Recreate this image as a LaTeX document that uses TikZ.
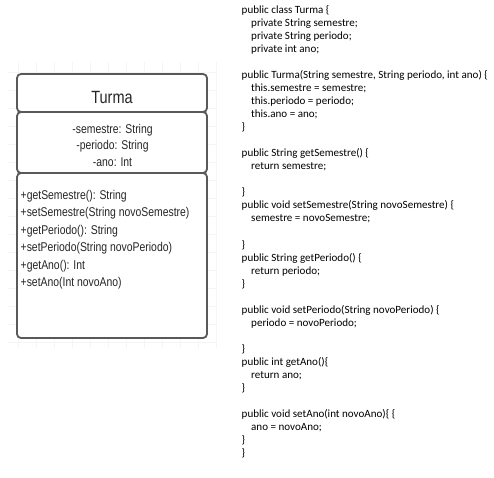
\documentclass[tikz,border=0pt]{standalone}
\usepackage{fontspec}
\setmainfont{Carlito}
\newfontfamily\umlfont[FakeStretch=0.82]{Liberation Sans}
\newfontfamily\codefont{Carlito}
\begin{document}
\begin{tikzpicture}[x=1pt,y=-1pt,
  umlbox/.style={draw=black!65, line width=1.8pt, fill=white, rounded corners=4pt},
  umltext/.style={inner sep=0pt, text=black!85, font=\umlfont\fontsize{12.7}{14}\selectfont},
  codeline/.style={inner sep=0pt, anchor=base west, text=black, font=\codefont\fontsize{11.05}{13}\selectfont}]
\useasboundingbox (0,0) rectangle (494,477);
\fill[white] (0,0) rectangle (494,477);
% faint grid
\draw[black!4, line width=0.5pt, step=18pt] (8,62) grid (216,348);
% class boxes
\draw[umlbox] (17,74) rectangle (207,112);
\draw[umlbox] (17,112) rectangle (207,173);
\draw[umlbox] (17,173) rectangle (207,338);
\node[inner sep=0pt, anchor=base, text=black!85, font=\umlfont\fontsize{17.7}{20}\selectfont] (name) at (112,103.3) {Turma};
\node[umltext, anchor=base] (a1) at (112.5,133.3) {-semestre: String};
\node[umltext, anchor=base] (a2) at (112.5,149.6) {-periodo: String};
\node[umltext, anchor=base] (a3) at (112.5,166) {-ano: Int};
\node[umltext, anchor=base west] (m1) at (20.5,199.5) {+getSemestre(): String};
\node[umltext, anchor=base west] (m2) at (20.5,216.9) {+setSemestre(String novoSemestre)};
\node[umltext, anchor=base west] (m3) at (20.5,234.3) {+getPeriodo(): String};
\node[umltext, anchor=base west] (m4) at (20.5,251.7) {+setPeriodo(String novoPeriodo)};
\node[umltext, anchor=base west] (m5) at (20.5,269.1) {+getAno(): Int};
\node[umltext, anchor=base west] (m6) at (20.5,286.5) {+setAno(Int novoAno)};
% code
\def\cx{241.5}
\def\ci{251}
\newcommand{\codeat}[3]{\node[codeline] (c#1) at (#2,{13.3+13.04*#1}) {#3};}
\codeat{0}{\cx}{public class Turma \{}
\codeat{1}{\ci}{private String semestre;}
\codeat{2}{\ci}{private String periodo;}
\codeat{3}{\ci}{private int ano;}
\codeat{5}{\cx}{public Turma(String semestre, String periodo, int ano) \{}
\codeat{6}{\ci}{this.semestre = semestre;}
\codeat{7}{\ci}{this.periodo = periodo;}
\codeat{8}{\ci}{this.ano = ano;}
\codeat{9}{\cx}{\}}
\codeat{11}{\cx}{public String getSemestre() \{}
\codeat{12}{\ci}{return semestre;}
\codeat{14}{\cx}{\}}
\codeat{15}{\cx}{public void setSemestre(String novoSemestre) \{}
\codeat{16}{\ci}{semestre = novoSemestre;}
\codeat{18}{\cx}{\}}
\codeat{19}{\cx}{public String getPeriodo() \{}
\codeat{20}{\ci}{return periodo;}
\codeat{21}{\cx}{\}}
\codeat{23}{\cx}{public void setPeriodo(String novoPeriodo) \{}
\codeat{24}{\ci}{periodo = novoPeriodo;}
\codeat{26}{\cx}{\}}
\codeat{27}{\cx}{public int getAno()\{}
\codeat{28}{\ci}{return ano;}
\codeat{29}{\cx}{\}}
\codeat{31}{\cx}{public void setAno(int novoAno)\{ \{}
\codeat{32}{\ci}{ano = novoAno;}
\codeat{33}{\cx}{\}}
\codeat{34}{\cx}{\}}
\end{tikzpicture}
\end{document}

============

▶ [TASK DETAILS]
With the pictures left out, transcribe the material exactly.

▶ [RIGHT ANSWER]
Recreate this image as a LaTeX document that uses TikZ.
\documentclass[tikz,border=0pt]{standalone}
\usepackage{fontspec}
\setmainfont{Carlito}
\newfontfamily\umlfont[FakeStretch=0.82]{Liberation Sans}
\newfontfamily\codefont{Carlito}
\begin{document}
\begin{tikzpicture}[x=1pt,y=-1pt,
  umlbox/.style={draw=black!65, line width=1.8pt, fill=white, rounded corners=4pt},
  umltext/.style={inner sep=0pt, text=black!85, font=\umlfont\fontsize{12.7}{14}\selectfont},
  codeline/.style={inner sep=0pt, anchor=base west, text=black, font=\codefont\fontsize{11.05}{13}\selectfont}]
\useasboundingbox (0,0) rectangle (494,477);
\fill[white] (0,0) rectangle (494,477);
% faint grid
\draw[black!4, line width=0.5pt, step=18pt] (8,62) grid (216,348);
% class boxes
\draw[umlbox] (17,74) rectangle (207,112);
\draw[umlbox] (17,112) rectangle (207,173);
\draw[umlbox] (17,173) rectangle (207,338);
\node[inner sep=0pt, anchor=base, text=black!85, font=\umlfont\fontsize{17.7}{20}\selectfont] (name) at (112,103.3) {Turma};
\node[umltext, anchor=base] (a1) at (112.5,133.3) {-semestre: String};
\node[umltext, anchor=base] (a2) at (112.5,149.6) {-periodo: String};
\node[umltext, anchor=base] (a3) at (112.5,166) {-ano: Int};
\node[umltext, anchor=base west] (m1) at (20.5,199.5) {+getSemestre(): String};
\node[umltext, anchor=base west] (m2) at (20.5,216.9) {+setSemestre(String novoSemestre)};
\node[umltext, anchor=base west] (m3) at (20.5,234.3) {+getPeriodo(): String};
\node[umltext, anchor=base west] (m4) at (20.5,251.7) {+setPeriodo(String novoPeriodo)};
\node[umltext, anchor=base west] (m5) at (20.5,269.1) {+getAno(): Int};
\node[umltext, anchor=base west] (m6) at (20.5,286.5) {+setAno(Int novoAno)};
% code
\def\cx{241.5}
\def\ci{251}
\newcommand{\codeat}[3]{\node[codeline] (c#1) at (#2,{13.3+13.04*#1}) {#3};}
\codeat{0}{\cx}{public class Turma \{}
\codeat{1}{\ci}{private String semestre;}
\codeat{2}{\ci}{private String periodo;}
\codeat{3}{\ci}{private int ano;}
\codeat{5}{\cx}{public Turma(String semestre, String periodo, int ano) \{}
\codeat{6}{\ci}{this.semestre = semestre;}
\codeat{7}{\ci}{this.periodo = periodo;}
\codeat{8}{\ci}{this.ano = ano;}
\codeat{9}{\cx}{\}}
\codeat{11}{\cx}{public String getSemestre() \{}
\codeat{12}{\ci}{return semestre;}
\codeat{14}{\cx}{\}}
\codeat{15}{\cx}{public void setSemestre(String novoSemestre) \{}
\codeat{16}{\ci}{semestre = novoSemestre;}
\codeat{18}{\cx}{\}}
\codeat{19}{\cx}{public String getPeriodo() \{}
\codeat{20}{\ci}{return periodo;}
\codeat{21}{\cx}{\}}
\codeat{23}{\cx}{public void setPeriodo(String novoPeriodo) \{}
\codeat{24}{\ci}{periodo = novoPeriodo;}
\codeat{26}{\cx}{\}}
\codeat{27}{\cx}{public int getAno()\{}
\codeat{28}{\ci}{return ano;}
\codeat{29}{\cx}{\}}
\codeat{31}{\cx}{public void setAno(int novoAno)\{ \{}
\codeat{32}{\ci}{ano = novoAno;}
\codeat{33}{\cx}{\}}
\codeat{34}{\cx}{\}}
\end{tikzpicture}
\end{document}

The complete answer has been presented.